Joan Pannuti Pottinger, 50, was walking alongside a float filled with hay bales that was hitched to a gray pickup truck at the Louisville, Kentucky St. Patrick’s Day parade when her foot somehow got caught on the vehicle.
She was yanked underneath the float moments later. Horrified volunteers and parade-goers rushed to her aid as the entire procession slowed to a standstill.
Pottinger was later pronounced dead at the University of Louisville Hospital.
In the immediate aftermath of the freak accident, some spectators didn’t even realize someone had been injured.
David Gnamba, a food vendor at the parade, told NBC affiliate WAVE 3 that he watched as emergency responders hauled Pottinger away on a stretcher. He didn’t think he’d witnessed “something very serious” and was floored when word started spreading that someone had died.
“It does break my heart because that’s a person that lost their life … this is not news that we want to hear — as human beings, as vendors, as people, as partygoers,” Gnamba told the outlet.
Stephanie Youstra, a volunteer mascot, told the outlet that she had just wrapped up her part of the route when the floats behind her stopped moving. Rumors about the incomprehensible accident eventually made its way up to the front of the parade.
“My heart just goes out to anyone who was in that float, and all the people in that float, and the family. I just can’t imagine that they are all feeling,” Youstra said.
Pottinger’s friends and family confirmed her passing in posts on social media.
After a decade-long career with Kraft Foods, Pottinger took an elongated break from the workforce.
She pivoted to the nonprofit Best Buddies International in 2024. In less than a year, she rose from development coordinator to the director of mission advancement for Kentucky, according to her LinkedIn.

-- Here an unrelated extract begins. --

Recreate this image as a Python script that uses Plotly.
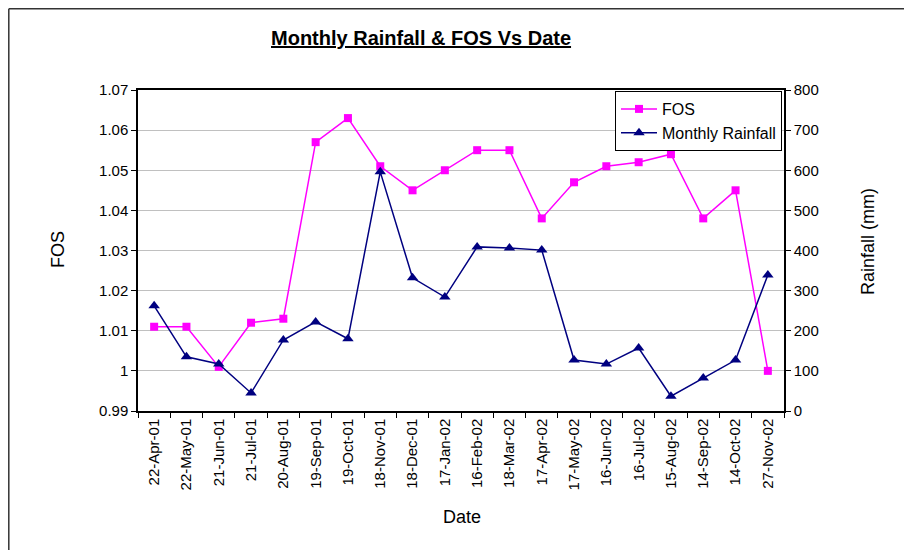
import plotly.graph_objects as go

dates = ["22-Apr-01", "22-May-01", "21-Jun-01", "21-Jul-01", "20-Aug-01", "19-Sep-01",
         "19-Oct-01", "18-Nov-01", "18-Dec-01", "17-Jan-02", "16-Feb-02", "18-Mar-02",
         "17-Apr-02", "17-May-02", "16-Jun-02", "16-Jul-02", "15-Aug-02", "14-Sep-02",
         "14-Oct-02", "27-Nov-02"]
fos = [1.011, 1.011, 1.001, 1.012, 1.013, 1.057, 1.063, 1.051, 1.045, 1.050,
       1.055, 1.055, 1.038, 1.047, 1.051, 1.052, 1.054, 1.038, 1.045, 1.000]
rainfall = [262, 135, 117, 45, 177, 222, 180, 596, 332, 284,
            409, 406, 401, 127, 117, 157, 37, 82, 127, 339]
fos_ticks = [0.99, 1.0, 1.01, 1.02, 1.03, 1.04, 1.05, 1.06, 1.07]
fos_ticktext = ["0.99", "1", "1.01", "1.02", "1.03", "1.04", "1.05", "1.06", "1.07"]

FONT = "Arial, Liberation Sans, sans-serif"

fig = go.Figure()
fig.add_trace(go.Scatter(
    x=dates, y=fos, name="FOS", mode="lines+markers",
    line=dict(color="#ff00ff", width=1.5),
    marker=dict(symbol="square", size=8, color="#ff00ff"),
))
fig.add_trace(go.Scatter(
    x=dates, y=rainfall, name="Monthly Rainfall", mode="lines+markers", yaxis="y2",
    line=dict(color="#000080", width=1.5),
    marker=dict(symbol="triangle-up", size=10, color="#000080"),
))

# page has an 8px body margin; plot area in page coords: 138..784 x 90..411
OFF = 8
PL, PR, PT, PB = 138, 784, 90, 411
W, H = 912 - OFF, 550 - OFF
pw, ph = PR - PL, PB - PT


def px(x):
    return (x - PL) / pw


def py(y):
    return (PB - y) / ph


def label(text, x, y, size, angle=0):
    return dict(text=text, x=px(x), y=py(y), xref="paper", yref="paper",
                xanchor="center", yanchor="middle", showarrow=False,
                textangle=angle, font=dict(size=size, family=FONT, color="black"))


fig.update_layout(
    width=W, height=H,
    margin=dict(l=PL - OFF, r=W - (PR - OFF), t=PT - OFF, b=H - (PB - OFF), pad=0),
    paper_bgcolor="white", plot_bgcolor="white",
    font=dict(family=FONT, size=15, color="black"),
    showlegend=True,
    legend=dict(
        x=px(782), y=py(91), xanchor="right", yanchor="top",
        bordercolor="black", borderwidth=1, bgcolor="white",
        font=dict(family=FONT, size=16, color="black"),
        tracegroupgap=0, itemwidth=36,
    ),
    xaxis=dict(
        type="category", showline=True, linecolor="black", linewidth=1.5, mirror=True,
        ticks="outside", ticklen=5, tickcolor="black", tickson="boundaries",
        tickangle=-90, showgrid=False, tickfont=dict(size=15, family=FONT),
        range=[-0.5, len(dates) - 0.5],
    ),
    yaxis=dict(
        range=[0.99, 1.07],
        showline=True, linecolor="black", linewidth=1.5, mirror=True,
        ticks="outside", ticklen=5, tickcolor="black",
        showgrid=True, gridcolor="#c0c0c0", gridwidth=1,
        tickfont=dict(size=15, family=FONT), zeroline=False,
        tickvals=fos_ticks, ticktext=fos_ticktext,
    ),
    yaxis2=dict(
        range=[0, 800], dtick=100, overlaying="y", side="right",
        showline=True, linecolor="black", linewidth=1.5,
        ticks="outside", ticklen=5, tickcolor="black",
        showgrid=False, zeroline=False, tickfont=dict(size=15, family=FONT),
    ),
    annotations=[
        label("<b><u>Monthly Rainfall & FOS Vs Date</u></b>", 421, 38, 20),
        label("FOS", 58, 250, 18, -90),
        label("Rainfall (mm)", 868, 242, 18, -90),
        label("Date", 462, 517, 18),
    ],
    shapes=[
        dict(type="line", xref="paper", yref="paper",
             x0=px(8.8), x1=px(8.8), y0=py(560), y1=py(8.8),
             line=dict(color="#333333", width=1.5)),
        dict(type="line", xref="paper", yref="paper",
             x0=px(8.8), x1=px(920), y0=py(8.8), y1=py(8.8),
             line=dict(color="#333333", width=1.5)),
    ],
)

fig.write_html("out.html")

In her free time, Pottinger could often be found traveling with her husband and their two daughters, ages 9 and 13, as documented on her Facebook.
A close friend set up a GoFundMe “in honor Joan Pottinger and the incredible impact she had on everyone who knew her.” It cleared its first goal less than a day after it was posted and was inching towards $50,000 in donations as of Monday evening.